Success By the Numbers?
Sometimes big numbers mean hollow people. Kader Attia. Ghost. 2008. Aluminum Foil Collection of Centre Georges Pompidou Musée d’Art National, Paris. Photo: Sandra Glahn |
Today I'm happy to welcome Jennifer Callaway, who served as my intern last semester. She now lives in Arizona. My loss.
Subscribe to any ministry magazine or cultural engagement blog, and you will be inundated with articles that educate, encourage, exhort and admonish you with statistics and studies about why people leave the church, what makes them stay, and what they want in a church. These articles tend to focus on gender, age group, ethnicity or some other marker of a people group. But they all have one goal: bring more people in the door. After all, that is the measure of success, right? Wrong.
I am more and more convinced that our biggest problem in the North American church is head-counting. It's all about bringing in the big numbers; people and dollars. And a church that doesn't attract big numbers is deemed a failure, along with those who lead it.
American business philosophy is running the church. And if the goal is big numbers and big bucks, then it follows that efficiency and marketing to the "right" demographic becomes the strategy for the number-one call and purpose of the church—making disciples of Jesus Christ.
I recently constructed a discipleship strategy based solely on the way Jesus made disciples in the Gospels. His strategy, if you want to call it that, was to call the masses, then challenge them to deeper and deeper levels. If they left, he let them go. And he ended up with 12. Out of that 12 was birthed an even smaller group that went to the deepest level with him. And that small band of people changed the world. It just makes me wonder, how much could a much smaller, but much more committed church accomplish?

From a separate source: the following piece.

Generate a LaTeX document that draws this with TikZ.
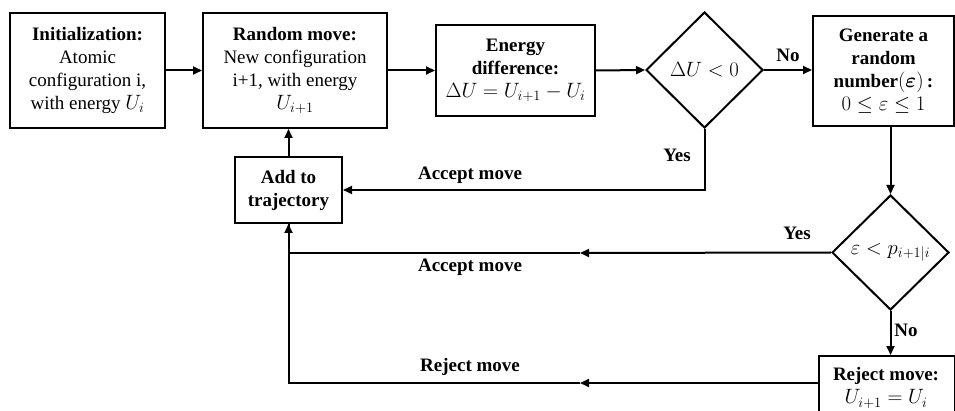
\documentclass[tikz,border=0pt]{standalone}
\usepackage{fontspec}
\usepackage{amsmath,bm}
\setmainfont{Liberation Serif}
\DeclareMathSizes{19}{21.5}{15}{11}
\usetikzlibrary{shapes.geometric,arrows.meta}
\begin{document}
\begin{tikzpicture}[x=1pt,y=-1pt,
  every node/.style={font=\fontsize{19}{23}\selectfont},
  box/.style={draw,line width=2pt,align=center,inner sep=0pt},
  dia/.style={draw,line width=2pt,diamond,inner sep=0pt,align=center},
  arr/.style={line width=2pt,-{Triangle[length=9pt,width=8pt]}},
  ln/.style={line width=2pt},
  lbl/.style={font=\fontsize{19}{23}\selectfont\bfseries}]
\useasboundingbox (0,0) rectangle (955,411);
\clip (0,0) rectangle (955,411);
\node[box,minimum width=155pt,minimum height=115pt] (init) at (87.5,70.5)
  {\textbf{Initialization:}\\Atomic\\configuration i,\\with energy $U_i$};
\node[box,minimum width=184pt,minimum height=115pt] (rand) at (295,70.5)
  {\textbf{Random move:}\\New configuration\\i+1, with energy\\$U_{i+1}$};
\node[box,minimum width=159pt,minimum height=91pt] (ediff) at (515.5,70.5)
  {\textbf{Energy}\\\textbf{difference:}\\$\Delta U = U_{i+1} - U_i$};
\node[dia,minimum width=117pt,minimum height=116pt] (d1) at (704.5,70)
  {$\Delta U < 0$};
\node[box,minimum width=141pt,minimum height=110pt] (gen) at (883.5,71)
  {\textbf{Generate a}\\\textbf{random}\\\textbf{number}$(\bm{\varepsilon})$\,\textbf{:}\\$0 \le \varepsilon \le 1$};
\node[dia,minimum width=117pt,minimum height=115pt] (d2) at (890.5,252.5)
  {$\varepsilon < p_{i+1|i}$};
\node[box,minimum width=136pt,minimum height=76pt,anchor=north west] (rej) at (818,355)
  {};
\node[align=center] (rejt) at (886,388)
  {\textbf{Reject move:}\\$U_{i+1} = U_i$};
\node[box,minimum width=107pt,minimum height=66pt] (add) at (288.5,190)
  {\textbf{Add to}\\\textbf{trajectory}};
\coordinate (m1) at (580,253);
\coordinate (m2) at (580,383);
\draw[arr] (init.east) -- (init.east -| rand.west);
\draw[arr] (rand.east) -- (rand.east -| ediff.west);
\draw[arr] (ediff.east) -- (d1.west);
\draw[arr] (d1.east) -- (d1.east -| gen.west);
\draw[arr] (gen.south -| d2.north) -- (d2.north);
\draw[arr] (d2.south) -- (d2.south |- rej.north);
\draw[arr] (d1.south) |- (add.east);
\draw[arr] (add.north) -- (add.north |- rand.south);
\draw[arr] (d2.west) -- (m1);
\draw[arr] (m1) -| (add.south);
\draw[arr] (rej.west |- m2) -- (m2);
\draw[ln] (m2) -| (add.south);
\node[lbl] (no1) at (788,55) {No};
\node[lbl] (yes1) at (677,155) {Yes};
\node[lbl] (acc1) at (470,175) {Accept move};
\node[lbl] (acc2) at (470,267) {Accept move};
\node[lbl] (rej2) at (470,367) {Reject move};
\node[lbl] (yes2) at (797,233) {Yes};
\node[lbl] (no2) at (906,330) {No};
\end{tikzpicture}
\end{document}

What has gone wrong? How have we shifted so dramatically in our focus? Think about it. Deep discipleship is hard. It is inefficient, time consuming, and uncomfortable. It requires focused time with a handful of people rather than a microphone and Power Point presentation. It means getting to know them well enough to not necessarily like them very much. In short, it means denying ourselves, taking up our crosses and following. Every day of our lives.
How did Jesus measure success? Faithfulness, self-denial, sacrifice, and service. This paints a radically different picture than a parking lot full of cars, a rock-concert atmosphere, and a Disneyland approach that has something for everybody.
I think ministry leaders would benefit greatly from a reconstruction of their views about success.